NİLİ casusları son zamanlarda istihbarat bilgilerini İngilizlere ulaştırmakta çok sıkıntı çekiyorlardı. Bu yüzden eski bir haberleşme yolu olan posta güvercinlerini kullanmaya karar verdiler. Sarah Aaronson Atlit’teki Laboratuar’da sakladığı posta güvercinlerini kullanarak mesajlarını İngiliz karargahına göndermeye başladı. Ama bu metot uzun süre devam edemedi. 1917 Ekim ayı başında Atlit’ten havalanan bir posta güvercini Cesarea’daki Osmanlı Karakolu İsthbarat Müdürünün eline geçti. Teşkilatı Mahsusa hafiyeleri, güvercinin ayağına bağlı olan şifreli yazılmış İbranice mesajı çözdüler. Sıkı bir takip sonunda bir iki gün içinde güvercinlerin nereden havalandıkları tesbit edildi.

KİLİT İSİM SARAH ARONSON

Sarah Aronson 9 Ekim’de Hayfa Kaymakamı Hasan Bey tarafından bir gece baskını ile Atlit’te kıskıvrak yakalandı. Evinde yapılan bütün aramalara rağmen hiç bir belge bulunamadı. Sarah kendini yakalayanlara karşı çok soğukkanlı davranıyor, suçsuzluğunu isbat etmeye çalışıyordu. Kendisinin Şam’a götürülüp sorgulanacağını tahmin ediyordu. Sarah, hazırlanmak için izin isteyerek içeri odaya geçti. Oradan banyoya girerek bu gibi zor durumlarda kullanmak üzere sakladığı tabancayı şakağına dayayıp tetiğe bastı. Silah sesine koşanlar, 27 yaşındaki genç kadının cansız bedeniyle karşılaştı. Sarah, bütün sırlarıyla birlikte dünyayı terk etmişti.

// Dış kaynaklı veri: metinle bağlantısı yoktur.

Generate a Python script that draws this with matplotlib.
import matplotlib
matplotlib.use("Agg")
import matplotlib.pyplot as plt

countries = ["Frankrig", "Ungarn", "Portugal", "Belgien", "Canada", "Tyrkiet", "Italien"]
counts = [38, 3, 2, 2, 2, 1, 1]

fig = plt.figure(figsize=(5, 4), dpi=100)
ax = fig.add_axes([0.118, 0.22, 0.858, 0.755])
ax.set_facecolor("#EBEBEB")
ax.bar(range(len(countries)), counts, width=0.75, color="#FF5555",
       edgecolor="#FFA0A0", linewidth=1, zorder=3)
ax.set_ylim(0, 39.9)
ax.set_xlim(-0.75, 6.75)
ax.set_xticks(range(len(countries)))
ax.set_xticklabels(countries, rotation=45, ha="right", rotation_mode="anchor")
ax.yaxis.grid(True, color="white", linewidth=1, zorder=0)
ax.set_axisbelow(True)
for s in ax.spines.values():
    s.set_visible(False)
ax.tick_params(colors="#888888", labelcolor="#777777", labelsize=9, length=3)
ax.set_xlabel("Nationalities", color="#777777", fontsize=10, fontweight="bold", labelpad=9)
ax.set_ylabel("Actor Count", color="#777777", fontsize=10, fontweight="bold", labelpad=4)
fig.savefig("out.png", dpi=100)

Sonradan bulunan intihar notunda ise şunlar yazılıydı:

“Artık acı çekme gücüm olmadığı için ve düşmanlarımın kanlı elleriyle işkenceye maruz kalmamak için böylesinin daha iyi olacağına inanıyorum. Biz kahraman olarak öldük ve hiçbir şeyi itiraf etmedik. Halkımın refahı için özlem duyarak çalıştım ve halkım esenlik içindeyse canımız feda olsun.”

7 KASIM'DA GAZZE İŞGAL EDİLDİ

Gazze’den 50 kilometre doğuda çöl bölgesinde bulunan Bi’rüssebi’ye yapılacak taarruz için çok gerekli olan su kaynakları ve vahaların haritasını çıkaran Aaron, Allenby’nin zaferine en büyük katkıyı yaptı. Bunun üzerine 31 Ekim 1917’de İngilizler, tahmin edilenin aksine Gazze yerine Bi’rüssebi cephesine saldırarak Osmanlı savunmasını yardılar. 3. Kolordu komutanı olan Miralay İsmet'in (İnönü) beceriksizliği yüzünden bu cephe dağıldı. Bu defa karadan ve denizden çok şiddetli topçu ateşiyle Gazze vurulmaya başlandı. Sadece bir hafta sonra 7 Kasım'da İngilizler Gazze'yi işgal ettiler. Bu işgal Kudüs yolunun açıldığının en büyük habercisiydi.

Böylece 9 Aralık 1917’de Kudüs’ü ele geçirmeleri mümkün olabildi. Bu yüzden General Allenby savaştan sonra yazdığı hatıratında NİLİ örgütüne özellikle teşekkür etmişti. 1948’de İsrail kurulduktan sonra NİLİ örgütü üyeleri kahraman ilan edildi. Kendilerinden arta kalan bütün doküman ve resimler toplanarak Zihron Yaakov’daki Aronson Evi NİLİ müzesi yapıldı.